The Environmental Investigation Agency (EIA) has stripped Marks & Spencer (M&S) of its recognition as a "green cooling leader" for failing to move to HFC-free refrigeration.

The campaign group yesterday published its annual report of retailers’ progress in moving away from refrigeration technology containing hydrofluorocarbons (HFCs), which are powerful greenhouse gases more damaging to the climate than carbon dioxide.

Commercial refrigeration accounts for one third of the world’s HFC consumption, according to the EIA.

In the report, the agency acknowledges that M&S now has 84 stores that use natural refrigerants. However, these are mostly HFC/CO2 hybrids, which the EIA says should be a stepping-stone towards 100% natural refrigeration rather than “an end-point in itself”.

M&S is expanding a trial of HFC-free refrigeration systems to five locations, the report says. However, a spokesperson for the retailer said that it could not give any further information on the trial at the moment.

M&S has also made no progress on rolling out fridges with doors which it has been piloting since 2011, the EIA claimed.

The spokesperson explained that M&S had trialled doors on fridges at one store in 2011, but this had not been successful. The retailer now has a commitment to retrofit doors on fridges in existing stores and will piloting several options next year, she said.

The retailer’s target to reduce emissions from refrigeration by 50% by 2015 compared to 2007 levels had been met two years early, and last year its emissions were down 73%, she added.

Tesco and Waitrose have retained their status as “green cooling leaders”. The EIA highlights Tesco’s rapid increase in use of natural refrigerants, which has increased by 30% in the past year. All of its distribution centres are HFC-free, according to the report. In the UK, 50% of Tesco Express stores and all new Metro stores have doors on fridges.

Waitrose is now operating HFC-free systems in 36% of stores and uses natural refrigerant in 95% of its distribution centres.

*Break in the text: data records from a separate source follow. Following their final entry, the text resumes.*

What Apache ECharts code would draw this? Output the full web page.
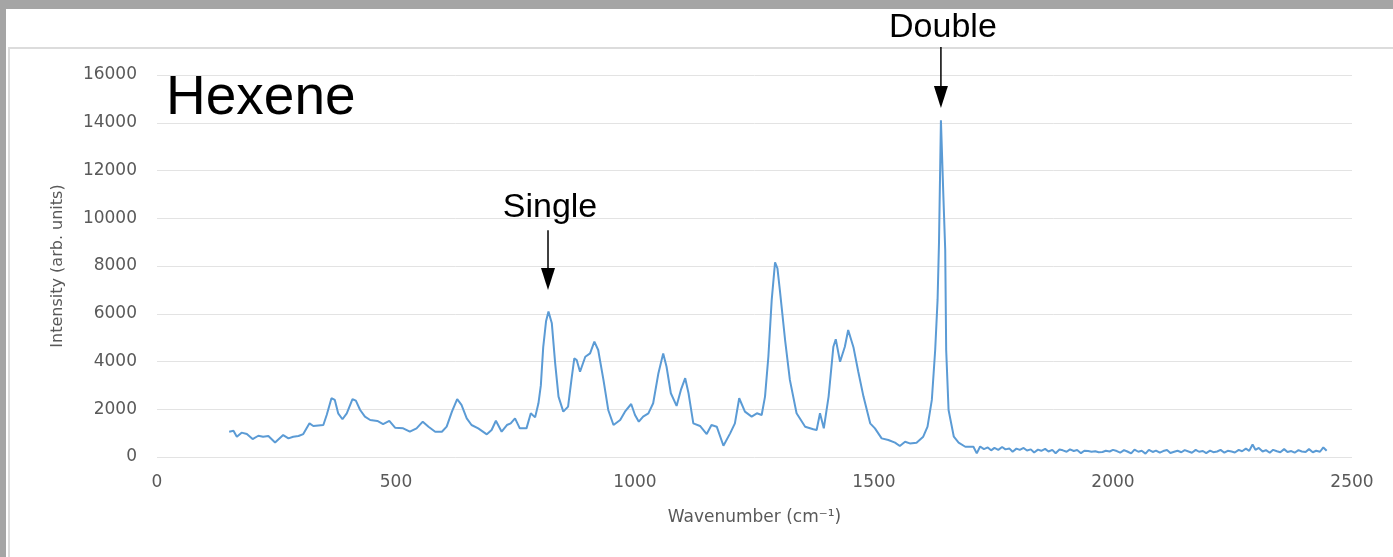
<!DOCTYPE html>
<html>
<head>
<meta charset="utf-8">
<script src="https://cdn.jsdelivr.net/npm/echarts@6/dist/echarts.min.js"></script>
<style>
html,body{margin:0;padding:0;background:#fff;}
#chart{width:1393px;height:557px;}
</style>
</head>
<body>
<div id="chart"></div>
<script>
// Wavenumber (cm-1) and intensity (arb. units)
const wavenumbers = [
151,160,167,177,188,200,212,222,233,247,264,275,285,296,306,319,327,348,355,365,372,379,388,397,409,416,425,435,446,461,473,486,498,515,529,543,556,568,582,596,606,617,628,637,648,658,672,690,700,709,721,732,740,749,759,773,782,791,798,803,808,814,819,826,833,840,850,860,867,873,878,885,896,906,915,923,934,944,955,969,979,992,1000,1008,1017,1028,1038,1049,1059,1066,1075,1087,1096,1105,1112,1122,1136,1150,1160,1171,1185,1199,1209,1218,1230,1244,1255,1265,1272,1279,1286,1293,1298,1303,1314,1324,1338,1356,1373,1380,1387,1395,1405,1415,1420,1429,1439,1446,1457,1467,1478,1492,1502,1516,1530,1544,1554,1565,1575,1589,1603,1612,1621,1628,1633,1636,1640,1645,1649,1651,1656,1667,1677,1691,1708,1715,
1722,1730,1738,1745,1752,1760,1768,1775,1783,1790,1798,1805,1813,1820,1828,1835,1843,1850,1858,1865,1873,1880,1888,1895,1903,1910,1918,1925,1933,1940,1948,1955,1963,1970,1978,1985,1993,2000,2008,2015,2023,2030,2038,2045,2053,2060,2068,2075,2083,2090,2098,2105,2113,2120,2128,2135,2143,2150,2158,2165,2173,2180,2188,2195,2203,2210,2218,2225,2233,2240,2248,2255,2263,2270,2278,2285,2292,2298,2305,2313,2320,2328,2335,2343,2350,2358,2365,2373,2380,2388,2395,2403,2410,2418,2425,2433,2440,2447
];
const intensities = [
1060,1100,850,1020,960,750,890,850,880,610,920,780,850,880,960,1410,1300,1340,1760,2460,2390,1830,1580,1830,2420,2360,1970,1690,1550,1510,1380,1510,1230,1200,1060,1200,1480,1270,1060,1060,1270,1900,2420,2180,1620,1340,1200,950,1130,1520,1060,1340,1410,1620,1200,1200,1830,1660,2250,3000,4600,5700,6090,5600,3920,2530,1900,2110,3230,4130,4060,3570,4200,4340,4830,4480,3230,1970,1340,1550,1900,2220,1760,1480,1690,1830,2250,3510,4340,3780,2670,2140,2810,3300,2670,1410,1300,960,1340,1270,470,990,1410,2460,1900,1690,1830,1760,2530,4200,6580,8150,7900,7000,4900,3230,1830,1270,1160,1130,1830,1200,2530,4620,4930,3990,4620,5320,4600,3580,2530,1410,1200,780,710,600,460,640,570,600,850,1270,2390,4480,6580,9000,14100,11000,8670,4480,1970,850,600,430,430,150,
440,330,400,280,380,300,420,320,360,220,350,300,380,270,320,190,310,260,340,230,300,160,310,280,220,320,250,290,160,260,250,220,240,200,210,260,230,300,250,180,290,230,150,310,220,260,140,300,210,270,180,250,290,170,220,260,200,290,230,180,300,220,250,160,270,200,230,300,180,260,230,190,300,240,350,260,520,300,380,230,290,180,300,240,200,330,210,250,180,290,230,210,330,200,260,220,400,260
];
const xTicks = [0, 500, 1000, 1500, 2000, 2500];
const yTicks = [0, 2000, 4000, 6000, 8000, 10000, 12000, 14000, 16000];
const annotations = [
  {label: 'Single', wn: 818, tip: 7000, tail: 9500, textVal: 10450},
  {label: 'Double', wn: 1640, tip: 14620, tail: 17170, textVal: 18000}
];

const points = wavenumbers.map((w, i) => [w, intensities[i]]);
const chart = echarts.init(document.getElementById('chart'), null, {renderer: 'canvas'});
const tickFont = {color: '#595959', fontFamily: 'DejaVu Sans', fontSize: 17, formatter: v => String(v)};

chart.setOption({
  animation: false,
  backgroundColor: '#ffffff',
  grid: {left: 157, right: 41, top: 75, bottom: 100},
  xAxis: {
    type: 'value', min: xTicks[0], max: xTicks[xTicks.length - 1], interval: 500,
    axisLine: {show: false}, axisTick: {show: false}, splitLine: {show: false},
    axisLabel: Object.assign({margin: 17}, tickFont),
    name: 'Wavenumber (cm\u207B\u00B9)', nameLocation: 'middle', nameGap: 52,
    nameTextStyle: {color: '#595959', fontFamily: 'DejaVu Sans', fontSize: 17}
  },
  yAxis: {
    type: 'value', min: yTicks[0], max: yTicks[yTicks.length - 1], interval: 2000,
    axisLine: {show: false}, axisTick: {show: false},
    splitLine: {lineStyle: {color: '#e3e3e3', width: 1}},
    axisLabel: Object.assign({margin: 20}, tickFont),
    name: 'Intensity (arb. units)', nameLocation: 'middle', nameGap: 91, nameRotate: 90,
    nameTextStyle: {color: '#595959', fontFamily: 'DejaVu Sans', fontSize: 16}
  },
  series: [{
    type: 'line', data: points, showSymbol: false, smooth: false,
    lineStyle: {color: '#5B9BD5', width: 2}, itemStyle: {color: '#5B9BD5'}
  }]
});

const g = [
  {type: 'rect', shape: {x: 0, y: 0, width: 1393, height: 9}, style: {fill: '#a5a5a5'}, silent: true},
  {type: 'rect', shape: {x: 0, y: 0, width: 6, height: 557}, style: {fill: '#a5a5a5'}, silent: true},
  {type: 'line', shape: {x1: 8, y1: 48, x2: 1393, y2: 48}, style: {stroke: '#dcdcdc', lineWidth: 2}, silent: true},
  {type: 'line', shape: {x1: 9, y1: 48, x2: 9, y2: 557}, style: {stroke: '#dcdcdc', lineWidth: 2}, silent: true},
  {type: 'text', x: 166, y: 71, style: {text: 'Hexene', fill: '#000', font: '55px "Liberation Sans"', textVerticalAlign: 'top'}, silent: true}
];
annotations.forEach(a => {
  const tip = chart.convertToPixel({gridIndex: 0}, [a.wn, a.tip]);
  const tail = chart.convertToPixel({gridIndex: 0}, [a.wn, a.tail]);
  const tx = chart.convertToPixel({gridIndex: 0}, [a.wn, a.textVal]);
  const x = tip[0];
  g.push({type: 'line', shape: {x1: x, y1: tail[1], x2: x, y2: tip[1] - 18}, style: {stroke: '#000', lineWidth: 1.5}, silent: true});
  g.push({type: 'polygon', shape: {points: [[x - 7, tip[1] - 22], [x + 7, tip[1] - 22], [x, tip[1]]]}, style: {fill: '#000'}, silent: true});
  g.push({type: 'text', x: x + 2, y: tx[1], style: {text: a.label, fill: '#000', font: '34px "Liberation Sans"', textAlign: 'center', textVerticalAlign: 'middle'}, silent: true});
});
chart.setOption({graphic: g});
</script>
</body>
</html>
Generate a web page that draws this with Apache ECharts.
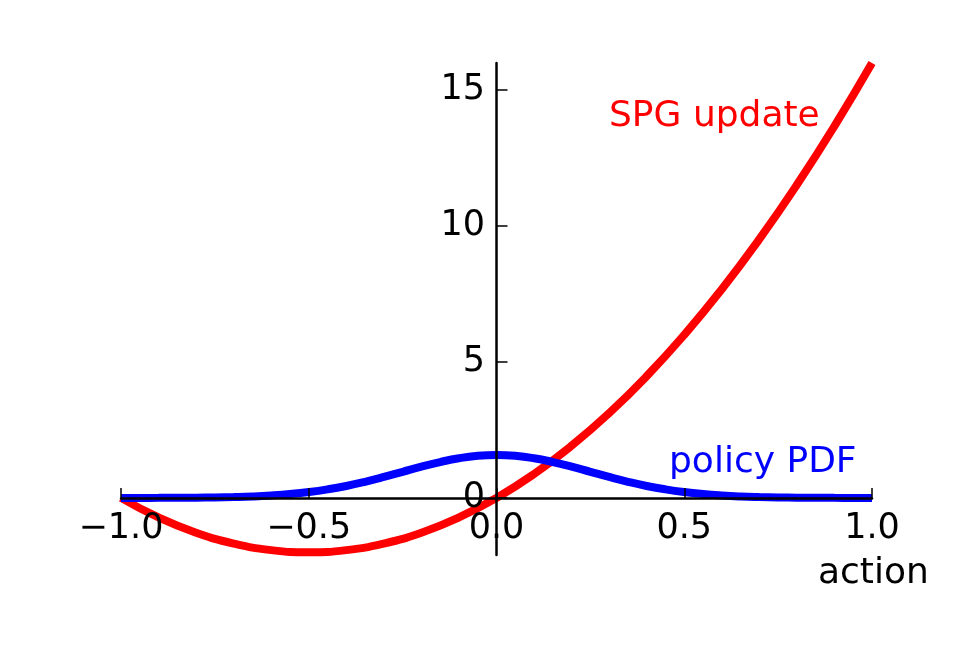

However, neither supermarket is using natural refrigerants in delivery vehicles, the EIA pointed out.

Overall, the agency said it was pleased with the speed of adoption of HFC-refrigeration in supermarkets across the world. In the past two years, the number of stores in Europe using natural refrigerants had grown from 730 to 1,889, it said.

However, the report highlights a pressing need for doors on fridges. “Despite remarkable energy savings, and associated cost reductions, retailers’ fear of sales impacts has blocked action on this critical issue.

"The fact that other retailers are adopting doors on fridges suggests these fears are unfounded,” it states. Policymakers should step in on this issue, the EIA concluded.